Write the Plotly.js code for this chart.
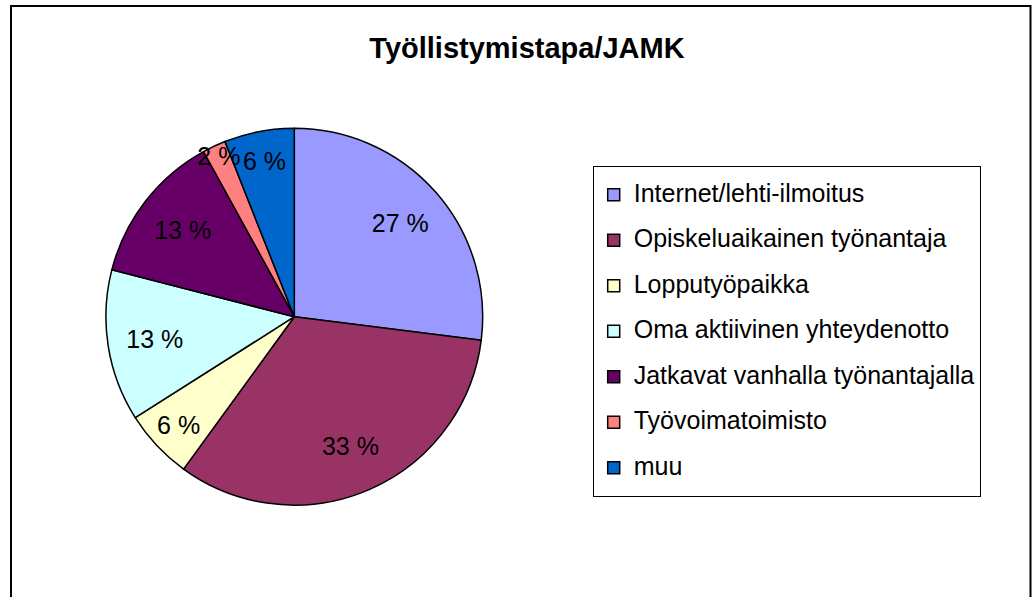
<!DOCTYPE html>
<html>
<head>
<meta charset="utf-8">
<script src="https://cdn.plot.ly/plotly-3.0.1.min.js"></script>
<style>
  html, body { margin: 0; padding: 0; background: #ffffff; }
  #chart { width: 1032px; height: 597px; }
</style>
</head>
<body>
<div id="chart"></div>
<script>
// ---- Data ----
const categories = [
  "Internet/lehti-ilmoitus",
  "Opiskeluaikainen työnantaja",
  "Lopputyöpaikka",
  "Oma aktiivinen yhteydenotto",
  "Jatkavat vanhalla työnantajalla",
  "Työvoimatoimisto",
  "muu"
];
const shares = [27, 33, 6, 13, 13, 2, 6];
const sliceColors = ["#9999FF", "#993366", "#FFFFCC", "#CCFFFF", "#660066", "#FF8080", "#0066CC"];
const chartTitle = "Työllistymistapa/JAMK";

// Legend labels: rendered at 25px inside a raised span so text sits centred on the swatch
const legendLabels = categories.map(c =>
  '<span style="font-size:13.8px"><sup><span style="font-size:25px">' + c + '</span></sup></span>');

const W = 1032, H = 597;
const cx = 294.3, cy = 316.7, r = 188.4;
const pieDomain = {
  x: [(cx - r) / W, (cx + r) / W],
  y: [(H - cy - r) / H, (H - cy + r) / H]
};
const labelFont = { family: 'Liberation Sans, Arial, sans-serif', size: 25, color: '#000000' };

// The pie itself (slices, outlines, legend)
const pieTrace = {
  type: 'pie',
  labels: legendLabels,
  values: shares,
  sort: false,
  direction: 'clockwise',
  rotation: 0,
  marker: { colors: sliceColors, line: { color: '#000000', width: 1.5 } },
  textinfo: 'none',
  hoverinfo: 'skip',
  domain: pieDomain
};

// Same data again, transparent, only to place the percentage labels further out
const labelTrace = {
  type: 'pie',
  labels: legendLabels,
  values: shares,
  sort: false,
  direction: 'clockwise',
  rotation: 0,
  hole: 0.5,
  showlegend: false,
  marker: { colors: shares.map(() => 'rgba(0,0,0,0)'), line: { width: 0 } },
  texttemplate: '%{value} %',
  textposition: 'inside',
  insidetextorientation: 'horizontal',
  textfont: labelFont,
  hoverinfo: 'skip',
  domain: pieDomain
};

const layout = {
  width: W,
  height: H,
  margin: { l: 0, r: 0, t: 0, b: 0 },
  paper_bgcolor: '#ffffff',
  font: { family: 'Liberation Sans, Arial, sans-serif', color: '#000000' },
  title: {
    text: '<b>' + chartTitle + '</b>',
    font: { family: 'Liberation Sans, Arial, sans-serif', size: 29, color: '#000000' },
    x: 527 / W,
    xanchor: 'center',
    xref: 'paper',
    yref: 'container',
    y: 1 - 48 / H,
    yanchor: 'middle'
  },
  showlegend: true,
  legend: {
    x: 592.7 / W,
    xanchor: 'left',
    y: 1 - 166 / H,
    yanchor: 'top',
    bgcolor: '#ffffff',
    bordercolor: '#000000',
    borderwidth: 1,
    font: { family: 'Liberation Sans, Arial, sans-serif', size: 32.7, color: '#000000' },
    traceorder: 'normal'
  },
  uniformtext: { mode: 'show', minsize: 25 },
  shapes: [{
    type: 'rect',
    xref: 'paper', yref: 'paper',
    x0: 11 / W, x1: 1030.5 / W,
    y0: -0.05, y1: 1 - 6 / H,
    line: { color: '#000000', width: 2 },
    fillcolor: 'rgba(0,0,0,0)',
    layer: 'below'
  }]
};

Plotly.newPlot('chart', [pieTrace, labelTrace], layout, { displayModeBar: false, staticPlot: true });
</script>
</body>
</html>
※
Exercise goal: The listing above must be printed again exactly, minus its pictures.

Full answer:
Write the Plotly.js code for this chart.
<!DOCTYPE html>
<html>
<head>
<meta charset="utf-8">
<script src="https://cdn.plot.ly/plotly-3.0.1.min.js"></script>
<style>
  html, body { margin: 0; padding: 0; background: #ffffff; }
  #chart { width: 1032px; height: 597px; }
</style>
</head>
<body>
<div id="chart"></div>
<script>
// ---- Data ----
const categories = [
  "Internet/lehti-ilmoitus",
  "Opiskeluaikainen työnantaja",
  "Lopputyöpaikka",
  "Oma aktiivinen yhteydenotto",
  "Jatkavat vanhalla työnantajalla",
  "Työvoimatoimisto",
  "muu"
];
const shares = [27, 33, 6, 13, 13, 2, 6];
const sliceColors = ["#9999FF", "#993366", "#FFFFCC", "#CCFFFF", "#660066", "#FF8080", "#0066CC"];
const chartTitle = "Työllistymistapa/JAMK";

// Legend labels: rendered at 25px inside a raised span so text sits centred on the swatch
const legendLabels = categories.map(c =>
  '<span style="font-size:13.8px"><sup><span style="font-size:25px">' + c + '</span></sup></span>');

const W = 1032, H = 597;
const cx = 294.3, cy = 316.7, r = 188.4;
const pieDomain = {
  x: [(cx - r) / W, (cx + r) / W],
  y: [(H - cy - r) / H, (H - cy + r) / H]
};
const labelFont = { family: 'Liberation Sans, Arial, sans-serif', size: 25, color: '#000000' };

// The pie itself (slices, outlines, legend)
const pieTrace = {
  type: 'pie',
  labels: legendLabels,
  values: shares,
  sort: false,
  direction: 'clockwise',
  rotation: 0,
  marker: { colors: sliceColors, line: { color: '#000000', width: 1.5 } },
  textinfo: 'none',
  hoverinfo: 'skip',
  domain: pieDomain
};

// Same data again, transparent, only to place the percentage labels further out
const labelTrace = {
  type: 'pie',
  labels: legendLabels,
  values: shares,
  sort: false,
  direction: 'clockwise',
  rotation: 0,
  hole: 0.5,
  showlegend: false,
  marker: { colors: shares.map(() => 'rgba(0,0,0,0)'), line: { width: 0 } },
  texttemplate: '%{value} %',
  textposition: 'inside',
  insidetextorientation: 'horizontal',
  textfont: labelFont,
  hoverinfo: 'skip',
  domain: pieDomain
};

const layout = {
  width: W,
  height: H,
  margin: { l: 0, r: 0, t: 0, b: 0 },
  paper_bgcolor: '#ffffff',
  font: { family: 'Liberation Sans, Arial, sans-serif', color: '#000000' },
  title: {
    text: '<b>' + chartTitle + '</b>',
    font: { family: 'Liberation Sans, Arial, sans-serif', size: 29, color: '#000000' },
    x: 527 / W,
    xanchor: 'center',
    xref: 'paper',
    yref: 'container',
    y: 1 - 48 / H,
    yanchor: 'middle'
  },
  showlegend: true,
  legend: {
    x: 592.7 / W,
    xanchor: 'left',
    y: 1 - 166 / H,
    yanchor: 'top',
    bgcolor: '#ffffff',
    bordercolor: '#000000',
    borderwidth: 1,
    font: { family: 'Liberation Sans, Arial, sans-serif', size: 32.7, color: '#000000' },
    traceorder: 'normal'
  },
  uniformtext: { mode: 'show', minsize: 25 },
  shapes: [{
    type: 'rect',
    xref: 'paper', yref: 'paper',
    x0: 11 / W, x1: 1030.5 / W,
    y0: -0.05, y1: 1 - 6 / H,
    line: { color: '#000000', width: 2 },
    fillcolor: 'rgba(0,0,0,0)',
    layer: 'below'
  }]
};

Plotly.newPlot('chart', [pieTrace, labelTrace], layout, { displayModeBar: false, staticPlot: true });
</script>
</body>
</html>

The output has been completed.